Spectral Manifold Regularization for Stable and Modular Routing in Deep MoE Architectures
Ibrahim Delibasoglu
TL;DR
The paper tackles catastrophic interference in mixture-of-experts models by introducing Spectrally-Regularized MoE (SR-MoE), which enforces modular routing through spectral norm and stable rank penalties on the gating weights. By constraining the routing manifold to be Lipschitz-continuous and high dimensional, SR-MoE preserves gradient diversity and prevents expert collapse, enabling surgical, one-shot updates that affect only the relevant expert path. Across small to deep MoE architectures and varying data complexities, SR-MoE demonstrates superior structural integrity, near-zero one-shot interference in deep configurations, and meaningful positive transfer in some cases, outperforming baseline gating that collapses to a single expert. This framework provides a general, scalable approach for building high-capacity, modular networks capable of lifelong learning without catastrophic forgetting. The results highlight the practical potential for modular continual learning in vision tasks and beyond, by maintaining stable routing boundaries even as experts adapt to new tasks.
Abstract
Mixture of Experts (MoE) architectures enable efficient scaling of neural networks but suffer from expert collapse, where routing converges to a few dominant experts. This reduces model capacity and causes catastrophic interference during adaptation. We propose the Spectrally-Regularized Mixture of Experts (SR-MoE), which imposes geometric constraints on the routing manifold to enforce structural modularity. Our method uses dual regularization: spectral norm constraints bound routing function Lipschitz continuity, while stable rank penalties preserve high-dimensional feature diversity in expert selection.
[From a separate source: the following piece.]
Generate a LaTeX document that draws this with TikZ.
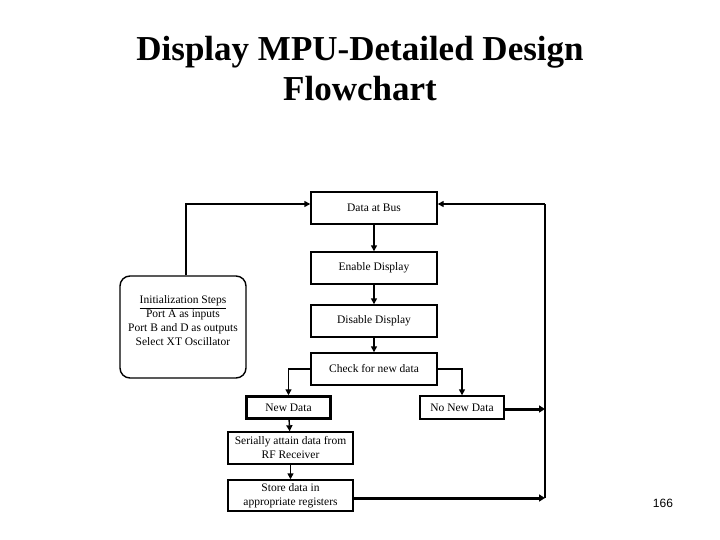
\documentclass[tikz,border=0pt]{standalone}
\usepackage{fontspec}
\setmainfont{Liberation Serif}
\newfontfamily\numfont{Liberation Sans}
\usetikzlibrary{arrows.meta}
\begin{document}
\begin{tikzpicture}[x=1pt,y=-1pt,
  box/.style={draw,line width=1.4pt,inner sep=0pt,font=\fontsize{11.5}{14}\selectfont,align=center},
  conn/.style={line width=1.4pt,-{Triangle[length=6pt,width=6pt]}},
  thick conn/.style={line width=3pt,-{Triangle[length=6pt,width=7pt]}}]
\useasboundingbox (0,0) rectangle (720,540);
\node[font=\fontsize{35}{40}\selectfont\bfseries,align=center] (title) at (360,69) {Display MPU-Detailed Design\\Flowchart};
\node[box,minimum width=126pt,minimum height=32pt] (bus) at (374,208) {Data at Bus};
\node[box,minimum width=126pt,minimum height=32pt] (en) at (374,268) {Enable Display};
\node[box,minimum width=126pt,minimum height=32pt] (dis) at (374,321) {Disable Display};
\node[box,minimum width=126pt,minimum height=32pt] (chk) at (374,369) {Check for new data};
\node[box,line width=2.5pt,minimum width=84pt,minimum height=22pt] (new) at (288.5,407.5) {New Data};
\node[box,minimum width=84pt,minimum height=23pt] (no) at (462,407.5) {No New Data};
\node[box,minimum width=125pt,minimum height=32pt] (ser) at (290.5,448) {Serially attain data from\\RF Receiver};
\node[box,minimum width=125pt,minimum height=31pt] (sto) at (290.5,495.5) {Store data in\\appropriate registers};
\node[box,rounded corners=10pt,minimum width=126pt,minimum height=102pt] (init) at (183,327) {};
\node[font=\fontsize{11.5}{14}\selectfont,align=center] (inittxt) at (183,321) {\underline{Initialization Steps}\\Port A as inputs\\Port B and D as outputs\\Select XT Oscillator};
\coordinate (tl) at (186,204);
\coordinate (tr) at (545,204);
\coordinate (rn) at (545,409);
\coordinate (rs) at (545,498);
\draw[conn] (init.north -| tl) -- (tl) -- (bus.west |- tl);
\draw[line width=1.4pt] (rs) -- (tr);
\draw[conn] (tr) -- (bus.east |- tr);
\draw[conn] (bus) -- (en);
\draw[conn] (en) -- (dis);
\draw[conn] (dis) -- (chk);
\draw[conn] (chk.west) -| (new.north);
\draw[conn] (chk.east) -| (no.north);
\draw[conn] (new) -- (ser);
\draw[conn] (ser) -- (sto);
\draw[thick conn] (no.east |- rn) -- (rn);
\draw[thick conn] (sto.east |- rs) -- (rs);
\node[font=\numfont\fontsize{12}{14}\selectfont] (pg) at (663,503) {166};
\end{tikzpicture}
\end{document}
We evaluate SR-MoE across architectural scales and dataset complexities using modular one-shot adaptation tasks. Results show that traditional linear gating fails with increasing depth (accuracy drops up to 4.72% due to expert entanglement), while SR-MoE maintains structural integrity (mean interference -0.32%). Our spectral constraints facilitate positive knowledge transfer, enabling localized expert updates without global performance decay. SR-MoE provides a general solution for building high-capacity, modular networks capable of stable lifelong learning.